### Exercise objective:
Return all the data below as it stands, minus the pictures.

### Data shown:
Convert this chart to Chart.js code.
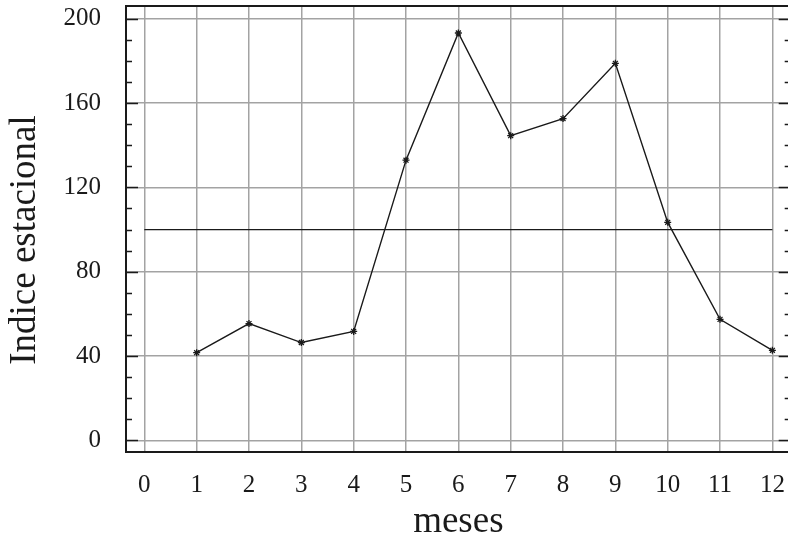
<!DOCTYPE html>
<html>
<head>
<meta charset="utf-8">
<script src="https://cdn.jsdelivr.net/npm/chart.js@4/dist/chart.umd.min.js"></script>
<style>
  html, body { margin: 0; padding: 0; background: #fff; overflow: hidden; }
  #wrap { width: 796px; height: 539px; }
</style>
</head>
<body>
<div id="wrap"><canvas id="c"></canvas></div>
<script>
// seasonal index per month
const meses = [1, 2, 3, 4, 5, 6, 7, 8, 9, 10, 11, 12];
const indice = [41.6, 55.4, 46.4, 51.7, 132.9, 193.2, 144.5, 152.6, 178.8, 103.4, 57.4, 42.7];
const referencia = 100;
const xTicks = [0, 1, 2, 3, 4, 5, 6, 7, 8, 9, 10, 11, 12];
const yTicks = [0, 40, 80, 120, 160, 200];
const yTitle = "Indice estacional";

const SERIF = "'Liberation Serif', 'DejaVu Serif', serif";
const GRID = "#a3a3a3";
const INK = "#1a1a1a";

// frame, inward ticks on left/right, and the y title
const framePlugin = {
  id: "frame",
  afterDatasetsDraw(chart) {
    const { ctx, chartArea: a, scales } = chart;
    const y = scales.y;
    ctx.save();
    ctx.strokeStyle = INK;
    ctx.lineWidth = 1.5;
    for (let v = 0; v <= 200; v += 10) {
      const py = Math.round(y.getPixelForValue(v)) + 0.5;
      const len = v % 40 === 0 ? 12 : 6;
      ctx.beginPath();
      ctx.moveTo(a.left, py); ctx.lineTo(a.left + len, py);
      ctx.moveTo(a.right, py); ctx.lineTo(a.right - len, py);
      ctx.stroke();
    }
    ctx.lineWidth = 2;
    ctx.strokeRect(a.left, a.top, a.right - a.left, a.bottom - a.top);

    // y title, a bit below the middle like the original
    ctx.translate(25, 240);
    ctx.rotate(-Math.PI / 2);
    ctx.fillStyle = INK;
    ctx.font = "37px " + SERIF;
    ctx.textAlign = "center";
    ctx.textBaseline = "middle";
    ctx.fillText(yTitle, 0, 0);
    ctx.restore();
  }
};

new Chart(document.getElementById("c"), {
  type: "line",
  data: {
    datasets: [
      {
        data: meses.map((m, i) => ({ x: m, y: indice[i] })),
        borderColor: INK,
        borderWidth: 1.4,
        pointStyle: "star",
        pointRadius: 3.5,
        pointBorderColor: INK,
        pointBorderWidth: 1.3,
        tension: 0
      },
      {
        data: [{ x: 0, y: referencia }, { x: 12, y: referencia }],
        borderColor: INK,
        borderWidth: 1.2,
        pointRadius: 0
      }
    ]
  },
  options: {
    animation: false,
    responsive: true,
    maintainAspectRatio: false,
    layout: { padding: { left: 0, top: 6, right: 1, bottom: 0 } },
    plugins: { legend: { display: false }, tooltip: { enabled: false } },
    scales: {
      x: {
        type: "linear",
        min: -0.35,
        max: 12.35,
        afterBuildTicks: s => { s.ticks = xTicks.map(v => ({ value: v })); },
        afterFit: s => { s.height = 87; s.paddingLeft = 0; s.paddingRight = 0; },
        grid: { color: GRID, lineWidth: 1.5, drawTicks: false },
        border: { display: false },
        ticks: { color: INK, padding: 18, font: { family: SERIF, size: 25 }, maxRotation: 0 },
        title: { display: true, text: "meses", color: INK, padding: { top: 4, bottom: -5 }, font: { family: SERIF, size: 37 } }
      },
      y: {
        type: "linear",
        min: -5.5,
        max: 206,
        afterBuildTicks: s => { s.ticks = yTicks.map(v => ({ value: v })); },
        afterFit: s => { s.width = 126; s.paddingTop = 0; s.paddingBottom = 0; },
        grid: { color: GRID, lineWidth: 1.5, drawTicks: false },
        border: { display: false },
        ticks: { color: INK, padding: 25, font: { family: SERIF, size: 25 } }
      }
    }
  },
  plugins: [framePlugin]
});
</script>
</body>
</html>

### Exercise answer:
Convert this chart to Chart.js code.
<!DOCTYPE html>
<html>
<head>
<meta charset="utf-8">
<script src="https://cdn.jsdelivr.net/npm/chart.js@4/dist/chart.umd.min.js"></script>
<style>
  html, body { margin: 0; padding: 0; background: #fff; overflow: hidden; }
  #wrap { width: 796px; height: 539px; }
</style>
</head>
<body>
<div id="wrap"><canvas id="c"></canvas></div>
<script>
// seasonal index per month
const meses = [1, 2, 3, 4, 5, 6, 7, 8, 9, 10, 11, 12];
const indice = [41.6, 55.4, 46.4, 51.7, 132.9, 193.2, 144.5, 152.6, 178.8, 103.4, 57.4, 42.7];
const referencia = 100;
const xTicks = [0, 1, 2, 3, 4, 5, 6, 7, 8, 9, 10, 11, 12];
const yTicks = [0, 40, 80, 120, 160, 200];
const yTitle = "Indice estacional";

const SERIF = "'Liberation Serif', 'DejaVu Serif', serif";
const GRID = "#a3a3a3";
const INK = "#1a1a1a";

// frame, inward ticks on left/right, and the y title
const framePlugin = {
  id: "frame",
  afterDatasetsDraw(chart) {
    const { ctx, chartArea: a, scales } = chart;
    const y = scales.y;
    ctx.save();
    ctx.strokeStyle = INK;
    ctx.lineWidth = 1.5;
    for (let v = 0; v <= 200; v += 10) {
      const py = Math.round(y.getPixelForValue(v)) + 0.5;
      const len = v % 40 === 0 ? 12 : 6;
      ctx.beginPath();
      ctx.moveTo(a.left, py); ctx.lineTo(a.left + len, py);
      ctx.moveTo(a.right, py); ctx.lineTo(a.right - len, py);
      ctx.stroke();
    }
    ctx.lineWidth = 2;
    ctx.strokeRect(a.left, a.top, a.right - a.left, a.bottom - a.top);

    // y title, a bit below the middle like the original
    ctx.translate(25, 240);
    ctx.rotate(-Math.PI / 2);
    ctx.fillStyle = INK;
    ctx.font = "37px " + SERIF;
    ctx.textAlign = "center";
    ctx.textBaseline = "middle";
    ctx.fillText(yTitle, 0, 0);
    ctx.restore();
  }
};

new Chart(document.getElementById("c"), {
  type: "line",
  data: {
    datasets: [
      {
        data: meses.map((m, i) => ({ x: m, y: indice[i] })),
        borderColor: INK,
        borderWidth: 1.4,
        pointStyle: "star",
        pointRadius: 3.5,
        pointBorderColor: INK,
        pointBorderWidth: 1.3,
        tension: 0
      },
      {
        data: [{ x: 0, y: referencia }, { x: 12, y: referencia }],
        borderColor: INK,
        borderWidth: 1.2,
        pointRadius: 0
      }
    ]
  },
  options: {
    animation: false,
    responsive: true,
    maintainAspectRatio: false,
    layout: { padding: { left: 0, top: 6, right: 1, bottom: 0 } },
    plugins: { legend: { display: false }, tooltip: { enabled: false } },
    scales: {
      x: {
        type: "linear",
        min: -0.35,
        max: 12.35,
        afterBuildTicks: s => { s.ticks = xTicks.map(v => ({ value: v })); },
        afterFit: s => { s.height = 87; s.paddingLeft = 0; s.paddingRight = 0; },
        grid: { color: GRID, lineWidth: 1.5, drawTicks: false },
        border: { display: false },
        ticks: { color: INK, padding: 18, font: { family: SERIF, size: 25 }, maxRotation: 0 },
        title: { display: true, text: "meses", color: INK, padding: { top: 4, bottom: -5 }, font: { family: SERIF, size: 37 } }
      },
      y: {
        type: "linear",
        min: -5.5,
        max: 206,
        afterBuildTicks: s => { s.ticks = yTicks.map(v => ({ value: v })); },
        afterFit: s => { s.width = 126; s.paddingTop = 0; s.paddingBottom = 0; },
        grid: { color: GRID, lineWidth: 1.5, drawTicks: false },
        border: { display: false },
        ticks: { color: INK, padding: 25, font: { family: SERIF, size: 25 } }
      }
    }
  },
  plugins: [framePlugin]
});
</script>
</body>
</html>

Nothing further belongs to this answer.